As I lay alone in the dark, I began to think about the secrecy of this whole mysterious land, a secrecy so deep that it seemed like sorcery. Indonesia is the fifth largest country in the world, exceeded in population only by the three superpowers and India, home to more people than South Korea, the Philippines, Thailand, Hong Kong and Nepal combined. But how often was it heard from? And what did we know of it? ... Indonesia was far and away the largest Islamic nation in the world, with twice as many Muslims as Iran, Iraq, Syria and Saudi Arabia combined. Yet even in Muslim Java there seemed to be few mosques, the mythology was Hindu and its most famous monument (Borobudur) was Buddhist.
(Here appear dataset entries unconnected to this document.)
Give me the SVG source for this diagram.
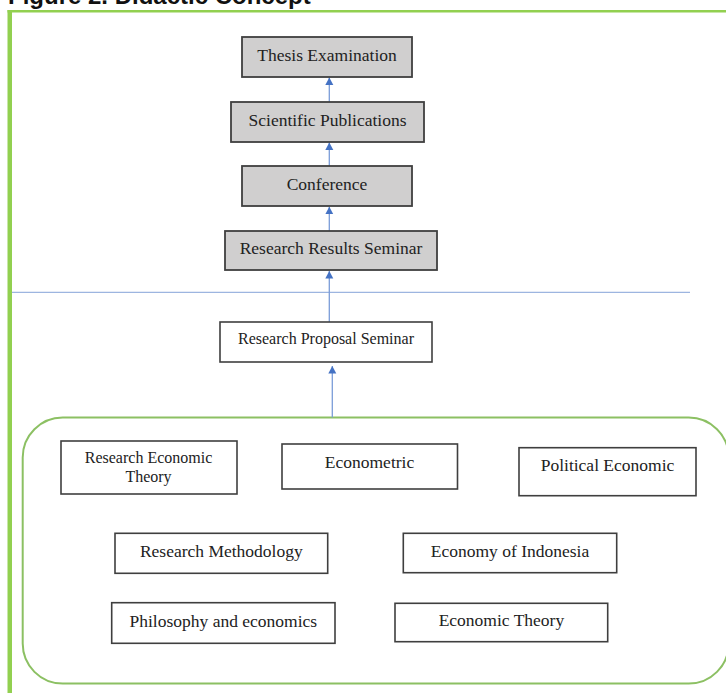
<svg xmlns="http://www.w3.org/2000/svg" width="726" height="693" viewBox="0 0 726 693">
<style>
.title{font-family:"Liberation Sans",Arial,sans-serif;font-weight:bold;font-size:24px;fill:#111}
.box{fill:#ffffff;stroke:#3f3f3f;stroke-width:1.6}
.gbox{fill:#d0cfcf;stroke:#3f3f3f;stroke-width:1.8}
.t{font-family:"Liberation Serif","Times New Roman",serif;font-size:17.5px;fill:#222;text-anchor:middle}
.ts{font-size:16px}
.conn{stroke:#7b9cd8;stroke-width:1.3;fill:none;marker-end:url(#ah)}
</style>
<defs>
<marker id="ah" markerUnits="userSpaceOnUse" markerWidth="9" markerHeight="9" refX="7.5" refY="4" orient="auto">
<path d="M0,0 L7.5,4 L0,8 z" fill="#4472c4"/>
</marker>
</defs>
<rect width="726" height="693" fill="#ffffff"/>
<text class="title" x="8" y="4">Figure 2. Didactic Concept</text>
<g id="frame">
<rect x="7.5" y="10" width="4.5" height="683" fill="#92d050"/>
<rect x="7.5" y="10" width="718.5" height="2.5" fill="#92d050"/>
</g>
<line id="divider" x1="12" y1="292.3" x2="690" y2="292.3" stroke="#9db5e0" stroke-width="1.3"/>
<g id="courses-group">
<rect x="22.7" y="417.6" width="706" height="266" rx="40" ry="40" fill="none" stroke="#8cc063" stroke-width="2"/>
</g>
<g id="connectors">
<line class="conn" x1="329.3" y1="102" x2="329.3" y2="77.5"/>
<line class="conn" x1="329.3" y1="166" x2="329.3" y2="142.5"/>
<line class="conn" x1="329.3" y1="231" x2="329.3" y2="206.7"/>
<line class="conn" x1="329.3" y1="322" x2="329.3" y2="271"/>
<line class="conn" x1="332.3" y1="417.6" x2="332.3" y2="366"/>
</g>
<g id="thesis-examination">
<rect class="gbox" x="242" y="37" width="170" height="40"/>
<text class="t" x="327" y="61">Thesis Examination</text>
</g>
<g id="scientific-publications">
<rect class="gbox" x="231" y="102" width="193" height="40"/>
<text class="t" x="327.5" y="126">Scientific Publications</text>
</g>
<g id="conference">
<rect class="gbox" x="242" y="166" width="170" height="40"/>
<text class="t" x="327" y="190">Conference</text>
</g>
<g id="research-results-seminar">
<rect class="gbox" x="225" y="231" width="212" height="39"/>
<text class="t" x="331" y="254">Research Results Seminar</text>
</g>
<g id="research-proposal-seminar">
<rect class="box" x="220" y="322" width="212" height="40"/>
<text class="t ts" x="326" y="344">Research Proposal Seminar</text>
</g>
<g id="research-economic-theory">
<rect class="box" x="61" y="441" width="176" height="53"/>
<text class="t ts" x="148.5" y="463">Research Economic</text>
<text class="t ts" x="148.5" y="481.5">Theory</text>
</g>
<g id="econometric">
<rect class="box" x="282" y="444" width="175.5" height="45"/>
<text class="t" x="369.5" y="467.5">Econometric</text>
</g>
<g id="political-economic">
<rect class="box" x="519" y="447.7" width="177" height="48"/>
<text class="t" x="607.5" y="471">Political Economic</text>
</g>
<g id="research-methodology">
<rect class="box" x="115" y="533.3" width="212.7" height="40"/>
<text class="t" x="221.3" y="557.3">Research Methodology</text>
</g>
<g id="economy-of-indonesia">
<rect class="box" x="403.3" y="533.3" width="213.4" height="39.4"/>
<text class="t" x="510" y="557.3">Economy of Indonesia</text>
</g>
<g id="philosophy-and-economics">
<rect class="box" x="111.7" y="602.7" width="223.3" height="40.6"/>
<text class="t" x="223.3" y="626.7">Philosophy and economics</text>
</g>
<g id="economic-theory">
<rect class="box" x="395" y="603.3" width="212.7" height="38.4"/>
<text class="t" x="501.4" y="626">Economic Theory</text>
</g>
</svg>
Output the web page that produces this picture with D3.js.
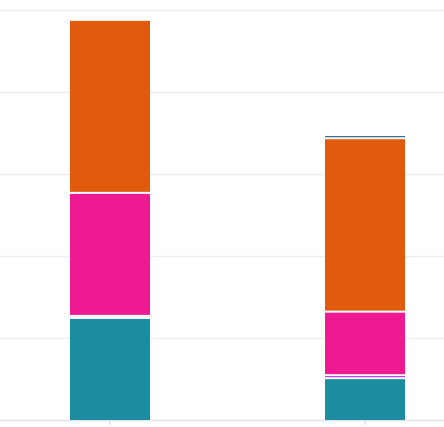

After these wide-sweeping thoughts, he returns to Bali, to end with a final emblematic scene:
And in a village courtyard, a huge moon hanging in the branches of the tree beyond, I watched as an old man patiently lit candles in the silence. A gang of bare-chested men burst out, in a trance, chak-a-chakking rhythmically, waving their arms about, sitting down in concentric circles and raising their hands to the heavens and shaking their heads wildly in the dust and all the time chuck-a-chucking furiously. As the chant mounted, the village mongrels let out a low growl, and backed away slowly. Limber, light-footed spirits in monkeys' masks jumped out from the darkness and leaped this way and that. Then two little girls, perhaps eight years old, slithered out of the darkness in a trance, dressed all in white, bodies swaying, eyes shut tight, twitching their tiny wrists together in a witchery of motion, fluttering their hands like snakes. And as the fairies rocked back and forth in a spellbound dance of exorcism, the gamelan continued its relentless ungodly wailing, the voices of its caged dark spirits clanging and jangling through the night.
This final iconic image resolves Iyer's own journey of exploration, his quest to come to terms with Bali's elusive essence.
"I was delighted," he concludes. "Caliban was back, and the spirits were active, and both had survived even their shipwrecked visitors from abroad."
The old magic embraces -- and outlives -- all.
So Iyer creates a complex, multilayered portrait of Bali. This portrait is rooted in his highly individual experience of the island -- his journeys and perceptions, his encounters, his illness -- but transcends that experience to evoke more general truths.
Iyer's art in this enterprise epitomizes the best travel writing, for it is really the record of two journeys -- one outer and one inner. The outer journey -- the encounters and incidents of the trip -- is the vehicle, but the inner journey -- the understanding of the place and of the author's experience in that place -- is the trail the essays trace.
This trail leads to mysteries that can never be fully understood, and revelations that will always seem mysterious. One of its lasting lessons, for me, is that polar opposites are an illusion -- silence and cacophony, good and evil, purity and corruption, tourist and local, all partake of each other. There is a heart of silence in the loudest cacophony, and a kernel of purity in the most corrupt heart. Nothing is as it seems; everything disguises -- and reveals -- some deeper and more complicated truth.
The breeze has taken on a warm edge now; the wind chimes tinkle, the orange and purple blossoms dance and the pages in my ink-splotched journal turn. I close Iyer's book and turn my eyes to the horizon. The waitress brings more hot water for my tea. Spicy scents waft from the kitchen. More travelers amble cheerily onto the terrace.
Now the sun is out, and the clouds are beginning to disperse. And in the distance the towers of the Golden Gate Bridge emerge, gleaming like an Asian pagoda, high above the mists.